Anyway, roleplaying isn't for everyone. Even people who are gamers otherwise may not get into roleplaying. Whenever I've bludgeoned friends into trying out D&D they haven't taken interest. You really have to make sure your friends legitimately want to try the game, otherwise they're just humoring you. If doesn't immediately take to D&D, it becomes much easier for them to say they tried it and didn't like it.

I'm sort of trying to get my girlfriend into D&D. It's not that I think we should play in the same games together, and I actually like having game day as my guys night out, but I would like to be able to have a conversation with her on whether my sorcerer should take fireball or stinking cloud at level 6. Anyway when I first mentioned D&D to her she said she's okay with me playing it, but she'd dump me if I tried to get her into it. I ran a one shot game a couple weeks ago and bounced plot ideas off her. It wasn't D&D specific, it was just plot and there were no mechanics. She found that part vaguely interesting and wants to know more about kobolds. I can't remember what the context was but I later told her I had a sorcerer. She referred to it as a wizard, so I started telling her they were distinct. About a week later she wanted to know what the distinctions were. She's hugely into Harry Potter, so this is relevant to her and not really a D&D thing. For what it's worth she's also convinced that Sorcerers are way better since they don't have to prepare. The point I'm trying to make is that she's opening up to the idea of playing more and more. We even talked about basic classes and decided she'd probably be a druid. I don't think she'll ask to join the game I'm in any time soon (which is fine by me) but she may and if she does the option is open. I don't even know if she'd like it, but if she does decide to try D&D it's going to be her own decision and on her own terms since forcing her to play would lead to a negative reaction.

Snadgeros
2008-02-01, 12:58 PM
FOOD! ALWAYS MORE FOOD!

No, really. We players go and have a good time with you DMs' little campaigns, but we both know the REAL reason we're there is to mooch off of you for Mountain Dew and pizza. Pepporoni on mine please!:smalltongue:

No, but seriously, I think the key is to get them to come back for a second session. If you can get them to come twice, you're pretty much golden, as they'll realize that EVERY session is fun and want to keep coming back, figuring "Well, I already did it twice. Why not three times?" Eventually they'll grow from "the newbies" into "gamers" like us.

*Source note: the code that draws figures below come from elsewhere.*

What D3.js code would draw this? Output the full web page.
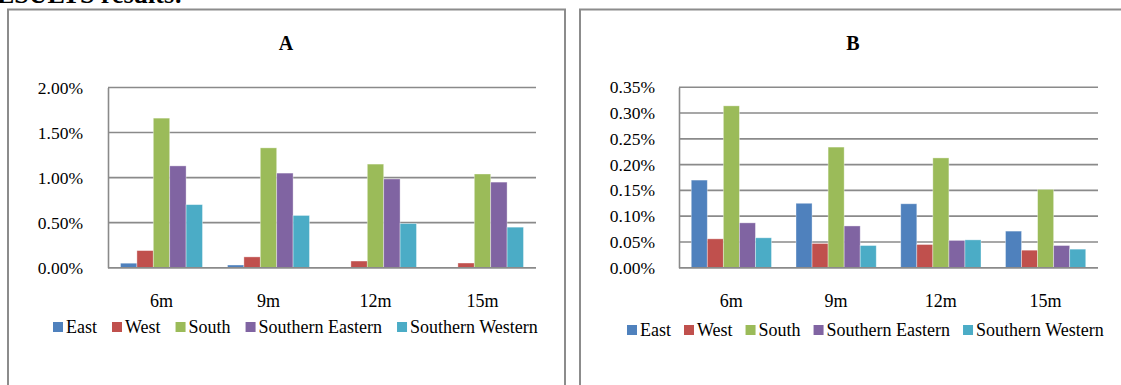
<!DOCTYPE html>
<html lang="en">
<head>
<meta charset="UTF-8">
<script src="https://d3js.org/d3.v7.min.js"></script>
<style>
  body { margin: 0; background: #fff; }
  svg { display: block; font-family: "Liberation Serif", "Times New Roman", serif; }
  .grid line { stroke: #8a8a8a; stroke-width: 1.6; }
  .frame { fill: none; stroke: #8c8c8c; stroke-width: 2; }
</style>
</head>
<body>
<svg width="1121" height="385"></svg>
<script>
// categories and series
const categories = ["6m", "9m", "12m", "15m"];
const seriesNames = ["East", "West", "South", "Southern Eastern", "Southern Western"];
const colors = ["#4F81BD", "#C0504D", "#9BBB59", "#8064A2", "#4BACC6"];

// chart A values (%)
const eastA = [0.05, 0.03, 0.005, 0.003];
const westA = [0.19, 0.12, 0.074, 0.052];
const southA = [1.66, 1.33, 1.15, 1.04];
const sEastA = [1.13, 1.05, 0.985, 0.95];
const sWestA = [0.70, 0.58, 0.49, 0.45];
const ticksA = [0, 0.5, 1.0, 1.5, 2.0];

// chart B values (%)
const eastB = [0.170, 0.125, 0.124, 0.071];
const westB = [0.056, 0.047, 0.045, 0.034];
const southB = [0.314, 0.234, 0.213, 0.152];
const sEastB = [0.087, 0.081, 0.053, 0.043];
const sWestB = [0.058, 0.043, 0.054, 0.036];
const ticksB = [0, 0.05, 0.10, 0.15, 0.20, 0.25, 0.30, 0.35];

const svg = d3.select("svg");

// cut-off heading from the page above
svg.append("text")
    .attr("x", -3).attr("y", 3)
    .style("font-size", "26px").style("font-weight", "bold")
    .text("ESULTS results:");

function drawPanel(p) {
    const g = svg.append("g");

    // panel frame
    g.append("path").attr("class", "frame")
        .attr("d", `M${p.frame[0]},400 V${p.frame[1]} H${p.frame[2]} V400`);

    g.append("text")
        .attr("x", p.titleX).attr("y", 49.5)
        .attr("text-anchor", "middle")
        .style("font-size", "20px").style("font-weight", "bold")
        .text(p.title);

    const x0 = d3.scaleBand().domain(categories).range([p.left, p.right]);
    const pad = x0.bandwidth() * 0.117;
    const x1 = d3.scaleBand().domain(seriesNames).range([pad, x0.bandwidth() - pad]);
    const y = d3.scaleLinear().domain([0, d3.max(p.ticks)]).range([p.bottom, p.top]);

    // gridlines
    g.append("g").attr("class", "grid")
        .selectAll("line").data(p.ticks).join("line")
        .attr("x1", p.left).attr("x2", p.right)
        .attr("y1", d => y(d)).attr("y2", d => y(d));

    // bars
    const rows = seriesNames.map((s, i) => ({ name: s, color: colors[i], vals: p.values[i] }));
    g.selectAll(".series").data(rows).join("g")
        .attr("fill", d => d.color)
        .selectAll("rect")
        .data(d => d.vals.map((v, j) => ({ s: d.name, c: categories[j], v })))
        .join("rect")
        .attr("x", d => x0(d.c) + x1(d.s))
        .attr("width", x1.bandwidth())
        .attr("y", d => y(d.v))
        .attr("height", d => y(0) - y(d.v))
        .attr("stroke", "rgba(255,255,255,0.45)")
        .attr("stroke-width", 0.8);

    // y axis
    const ya = g.append("g")
        .attr("transform", `translate(${p.left},0)`)
        .call(d3.axisLeft(y).tickValues(p.ticks).tickSize(0).tickPadding(p.tickPad)
            .tickFormat(d => d.toFixed(2) + "%"));
    ya.select(".domain").attr("stroke", "#8a8a8a").attr("stroke-width", 1.6);
    ya.selectAll("text").style("font-size", "17.5px").style("font-family", "Liberation Serif").attr("fill", "#000");

    // baseline drawn over bars
    g.append("line")
        .attr("x1", p.left).attr("x2", p.right)
        .attr("y1", y(0)).attr("y2", y(0))
        .attr("stroke", "#8a8a8a").attr("stroke-width", 1.6);

    // category labels
    g.selectAll(".cat").data(categories).join("text")
        .attr("x", d => x0(d) + x0.bandwidth() / 2)
        .attr("y", 306.5)
        .attr("text-anchor", "middle")
        .style("font-size", "18px")
        .text(d => d);

    // legend
    let lx = p.legendX;
    seriesNames.forEach((s, i) => {
        g.append("rect")
            .attr("x", lx).attr("y", p.legendY - 11)
            .attr("width", 10).attr("height", 10)
            .attr("fill", colors[i]);
        const t = g.append("text")
            .attr("x", lx + 13).attr("y", p.legendY)
            .style("font-size", "18px")
            .text(s);
        lx += 13 + t.node().getComputedTextLength() + p.legendGap;
    });
}

drawPanel({
    title: "A", titleX: 286, frame: [8, 9.5, 565],
    left: 108, right: 536, top: 87.5, bottom: 267.7, tickPad: 25,
    ticks: ticksA, values: [eastA, westA, southA, sEastA, sWestA],
    legendX: 53, legendY: 333, legendGap: 15
});

drawPanel({
    title: "B", titleX: 853, frame: [580, 9.5, 1140],
    left: 679, right: 1098, top: 87.3, bottom: 267.7, tickPad: 24,
    ticks: ticksB, values: [eastB, westB, southB, sEastB, sWestB],
    legendX: 627, legendY: 336, legendGap: 13
});
</script>
</body>
</html>
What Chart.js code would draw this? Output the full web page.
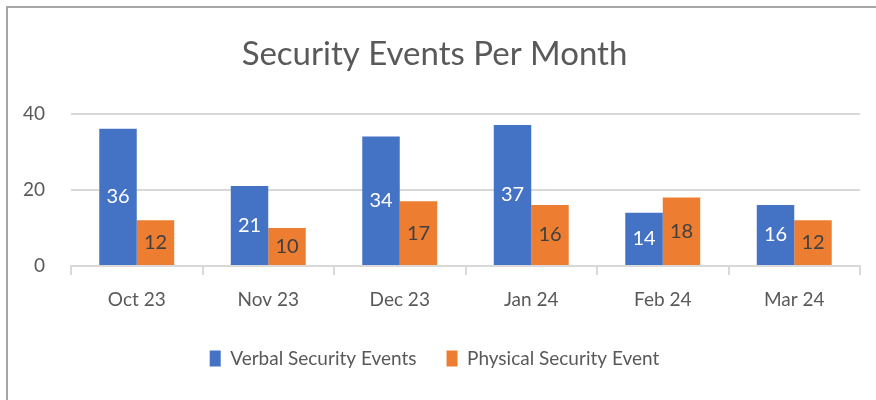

I'd say make sure they're getting everything out of the first session. Don't spend 99% of your time just explaining the game mechanics and rules to them, actually have them DO stuff. For example, say he wants to roll up a ranger, do most of the work for him, ask his decisions on key choices, let him roll the dice a little. Then, when he wants to attack that bugbear, don't waste time explaining BAB and AC and all that, just look at his sheet, have him roll, tell him which number to add, and go with it. He can learn all of that stuff later, once he's convinced he wants to stay.

Other than that, not much else you can do. It's really up to them, and let them KNOW you want them to stay. And remember, FOOOOOOOOOOOD!

Charity
2008-02-01, 01:05 PM
I find TupperwareTM keeps them fresh.

DEFCON Clown
2008-02-01, 01:10 PM
Shackles help.

Fhaolan
2008-02-01, 02:49 PM
Shackles help.

Definately. You need to check the quality of your chains, if they're getting away that easily.

Triaxx
2008-02-01, 03:33 PM
See, that's what happens when you don't change the bedding in the cage regularly.

metalbear
2008-02-01, 04:37 PM
I find that going for fantasy cliques usually works, much like the ones you would find in a console RPG for the plot. Princess tries to recruit the players to help her fight her wicked uncle/half-brother/cousin/step-mother/ect. and go from there. And make the learning curve realativily smooth. Introduce the concepts of the game nice and slow, start the players off with fighting just one goblin each to learn about initiative, attack rolls, and so on. Then have them fight a wizard that uses sleep, fire hands, and a fortitude save spell. Then have them go in a small dungeon to learn skill use.